People criticized Gone With the Wind. They complained it was too long. The editors didn't like the name of her heroine, so Katie Scarlett O'Hara was a revised name. Margaret Mitchell didn't turn in one complete and tidy manuscript to her editor. She dumped it on him with various chapters in different manila envelopes in no particular order. He had to buy another suitcase so he could get the manuscript home.

She was a closet writer--she didn't want people to know she was writing a book. I've lost count of the number of times an editor has requested my work and my husband got excited and told everyone. Then the rejection would come and I'd be so embarrassed. Now I don't care if they understand or not. I know it's a blessing just to have the request, especially after they've already reviewed my partial. Something in my writing had to be good enough to pique their interest.

Rhodes Hall Castle


Rhodes Hall Castle was built by the man that started Rhodes furniture. He loved the European castles and wanted his home to have that kind of look. During Margret Mitchell's time, the house became the holding for the city's archives and records, so Margaret spent some time at this house researching history for her novel. It's down the street from her house, so we took a short walk and toured this beautiful home, as well.

Our guide took us to the top of the tower where we were able to go out and look over the city of Atlanta. It was beautiful, but windy. I could imagine writing a number of novels from the tower. I'm sure Margaret Mitchell enjoyed doing her research here. The house contains a carved mahogany staircase with stained and painted glass windows depicting the rise and fall of the Confederacy from Fort Sumter to Appomattox. It includes medallion portraits of several Confederate officers.

In 1901 construction on the house began. They hauled granite stone from Stone Mountain on the other side of Atlanta. It was built in the Romanesque Revival style and completed in 1904. It was wired for electricity and has over 300 light bulbs and call buttons, something that was very rare for most 1904 homes.

Have you been to either one of these homes for a visit?

4 comments:

I have never been, but you have made me want to go!

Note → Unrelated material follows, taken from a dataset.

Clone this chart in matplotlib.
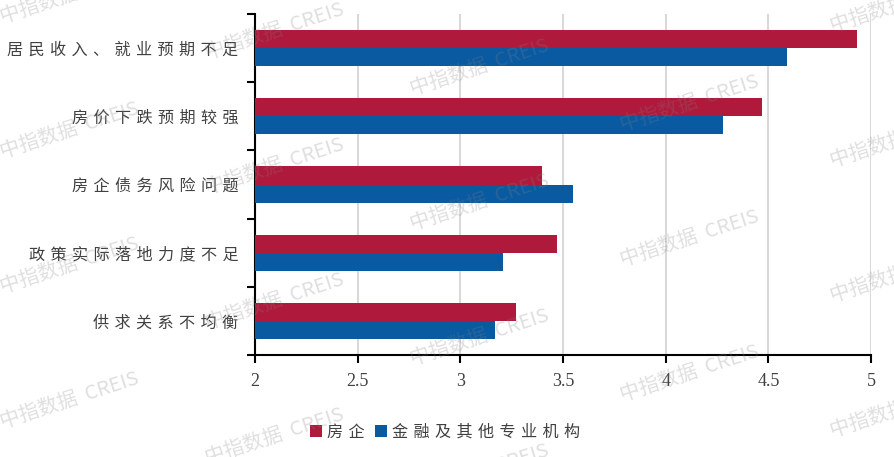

Emma, When I was posting this, it made me want to go back for another visit. Hope u get a chance to visit sometime soon!

This past March I visited Atlanta for a week and spent a day at the Margaret Mitchell home, museum, and the home that was the model for Tara in GWTW. The flowers were in full bloom everywhere. It was really beautiful. Did you visit the Callaway home and gardens outside Atlanta? Really breathtaking!

Jeanette, Yes, I believe we visited the Callway home, but our trip was a few years ago. I'd like to go back and visit again.